Gabrielle Wittkop a profondément dérangé avec son roman Le Nécrophile, histoire d’amour morbide qu’un esthète voue à « cette chair si froide, si douce, si délicieusement étroite que l’on ne trouve que chez les morts ». Depuis, elle excelle dans cette littérature noire aux relents de mort et aux tourments gothiques. Une auteur sadienne dira-t-on d’elle…

Encore une fois, transcendance et déchéance sont les deux leitmotiv dogmatiques de La Mort de C., suivie du Puritain passionné. A vous de découvrir et d’apprécier (ou non) ce dernier, pur esprit narcissique et obsessionnel souffrant d’une passion violente… Doloriste ne sachant jouir que par le blasphème et la profanation du corpus Christi (« par sa bouche, le christianisme s’effondrait non pas comme un édifice qui croule mais comme une poche d’immondices qui se défait. (…) L’hostie souillée collait comme une morve dans des linges de forçat. (…) Chacune des paroles de Blanche -flèche impossible à arracher- pénétrait mon âme, ma chair enfantine, pour m’obséder jusqu’à ce point précis de la douleur exquise »).

Quant à La Mort de C., l’intrigue est absente et le dénouement déjà annoncé… C., être corporel et non nominatif, sans cesse ressuscité pour réinventer sa mort, son assassinat, un accident, une mauvaise rencontre.

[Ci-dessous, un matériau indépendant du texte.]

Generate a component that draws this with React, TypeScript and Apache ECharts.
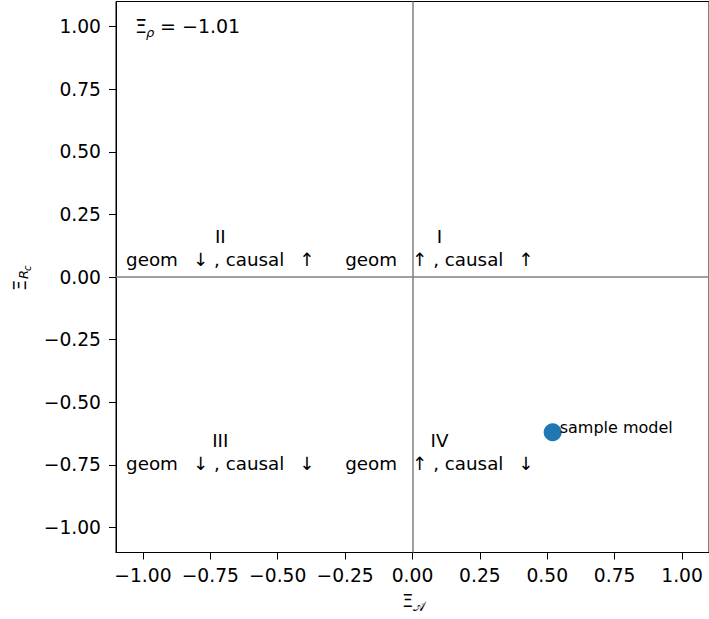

Ce n’est qu’un enchaînement d’hypothèses sur les circonstances du décès de C.
Le lieu de la tragédie : « la torpeur de l’Inde vautrée à terre dans la poussière, la morve et la bouse » et « le labyrinthe des rues squalides comme taillées dans un bloc de putréfaction, des venelles sans retour, des pièges maçonnés, un dédale tout en angles et en recoins ». Bombay est imprégnée d’une puanteur de charogne et des traces glaireuses des crachats des mendiants… Rien d’autre. La mort, les morts de C. ont des tonalités gothiques, de décadence et de romantisme à la fois. Le macabre fleurte avec la beauté surannée des corps cireux fin de siècle. La mort de C. n’est plus uniquement l’ostentation du corps mort, mais l’adoration dévorante de ces chairs couleur hostie qui inquiètent et attirent (« L’intouchable -revanche d’intouchable- baise la bouche de C., un geste qu’il a coutume de faire quand les morts sont beaux. Il lui effleure le sexe… »).
Et on découvre une étrange fascination pour cet état d’entre-temps, entre la mort cérébrale et la mort organique, pour cette énergie mystérieuse et souterraine qui excite les organes vitaux et cristallise l’altération des cellules. La putréfaction du corps en décomposition laisse bientôt place à la beauté virginale, purifiée du corps mort.

Terrible et étonnamment sentimentale, Gabrielle Wittkop ne cherche pas à provoquer ou choquer. Il n’y a ni amoralisme, ni complaisance. Elle encense cette passion morbide vouée à la mort, à son odeur de putréfaction et ses réactions organiques de décomposition des chairs. Gabrielle Wittkop cultive une esthétique de la mort charnelle, à la fois répugnante et attirante. Avec une affection certaine des phrases ciselées, l’écriture « wittkopienne » n’en reste pas moins délicate et sobre, sombre poésie aux tonalités baroques et glacées. Le style, d’une irréprochable maîtrise, trouble et inquiète par ses sursauts incantatoires (« End will be simple, sudden, God-given… »). Il s’en échappe une certaine quiétude, une sérénité face à la puanteur morbide des rues, témoins des décès de C.

Mais c’est une écriture à la fois retenue, obsessionnelle et cauchemardesque dans les détails saisissants où tout n’est qu’éternel et macabre recommencement… Une musique aux intonations funèbres et hypnotiques, avec sans cesse la même et unique rengaine : « C. sent un choc au côté droit. La lame déchire la chemise, troue la peau, s’enfonce dans la paroi adipeuse, dans la paroi musculaire. Elle crève le péritoine, plonge dans le foie, tranche le ligament rond -vestige de la veine ombilicale- puis fait deux demi-tours sur elle-même, axe supérieur droit, axe supérieur gauche, détruisant le tissu hépatique sur son parcours, le réduisant en une bouillie brune et noire. La lame tourne encore une fois, rageusement, avant de quitter la plaie avec un sifflement mat, et de revenir à son maître, chaude encore du sang de C. »

Il n’y a ni Dieu, ni Diable, il ne reste que la déraison et la déchéance humaine qui animent toute destinée. Il n’y a d’élégie que pour la beauté austère de la mort, de ses chairs glacées et pourtant érotiques.